Duceppe invited sovereigntists of all stripes to rally under the Bloc banner.
WATCH: Duceppe as Bloc leader?
Beaulieu, a hardline sovereigntist who was previously head of the Societe Saint-Jean-Baptiste de Montreal, won the Bloc leadership race nearly one year ago on a sovereignty-first platform.
But the political novice concluded he was running out of time with this fall’s federal election looming.
Enter Duceppe, who Beaulieu said will give the Bloc campaign an experienced leader and a name recognition he doesn’t have.
“I came to the conclusion that we needed to give new breath to the Bloc campaign,” Beaulieu said. “I’m convinced that with Gilles Duceppe as leader, we are headed towards a new victory for the Bloc.”
Beaulieu will stay on as party president.
Duceppe said he decided reprise a roll he held for 14 years after a discussion with Parti Quebecois Leader Pierre Karl Peladeau, who assured him the PQ is ready to provide the Bloc with support.
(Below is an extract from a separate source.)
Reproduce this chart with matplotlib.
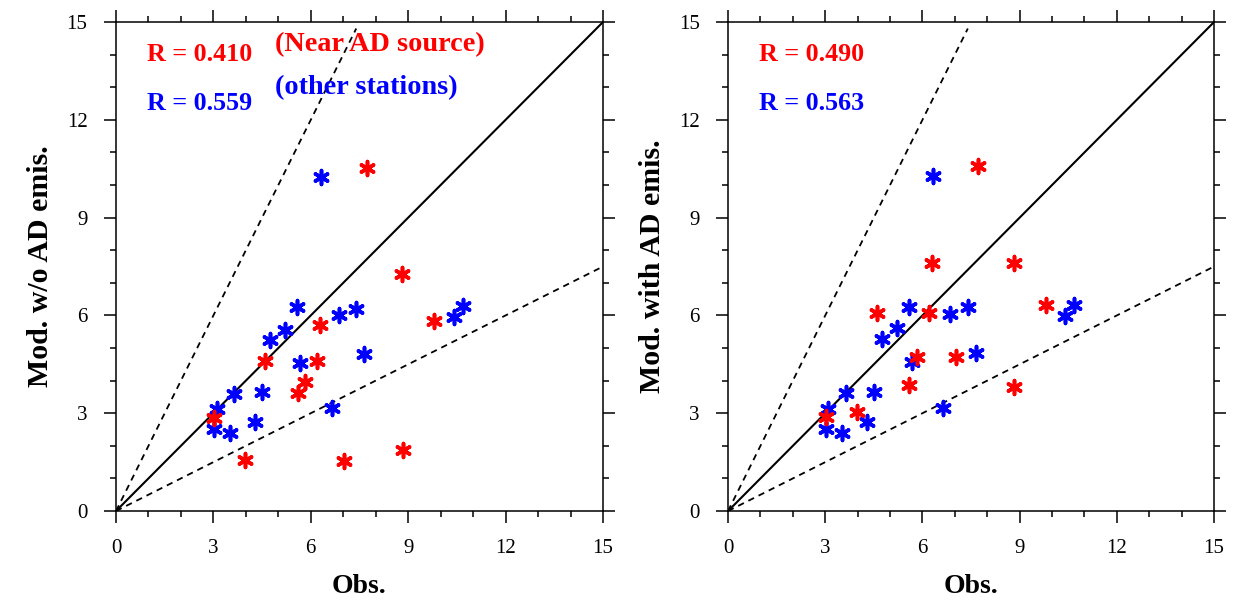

Duceppe became leader in 1997 and under his stewardship, the party won 44, 38, 54, 51 and 49 seats before the 2011 meltdown.
The party won a mere four seats that year as Jack Layton’s NDP roared through the province.
Among the casualties included Duceppe, who lost the Montreal riding he had held since winning a byelection in 1990.
Duceppe said he hasn’t chosen a riding yet.
Mulcair said the Bloc’s objective is to replace the NDP in Quebec. But he said his party is committed to replacing “division and fear with hope and optimism.”
Denis Lebel, the Conservatives’ Quebec lieutenant, said that prior to 2011, the Bloc elected large teams of MPs who did little for Quebec.
“It’s not a question of who the leader of the Bloc is,” Lebel said in Ottawa. “We work in Ottawa to make Quebec a very strong province in a united Canada and for me, that’s what important.”
Liberal Leader Justin Trudeau told reporters his party will offer a direct contrast to the Bloc’s desire to separate Quebec from Canada.
“There’s going to be some very serious debates about the future of the country from all different perspectives and I think that’s a good thing for Canadians to have strong competing visions of where this country needs to go,” Trudeau said.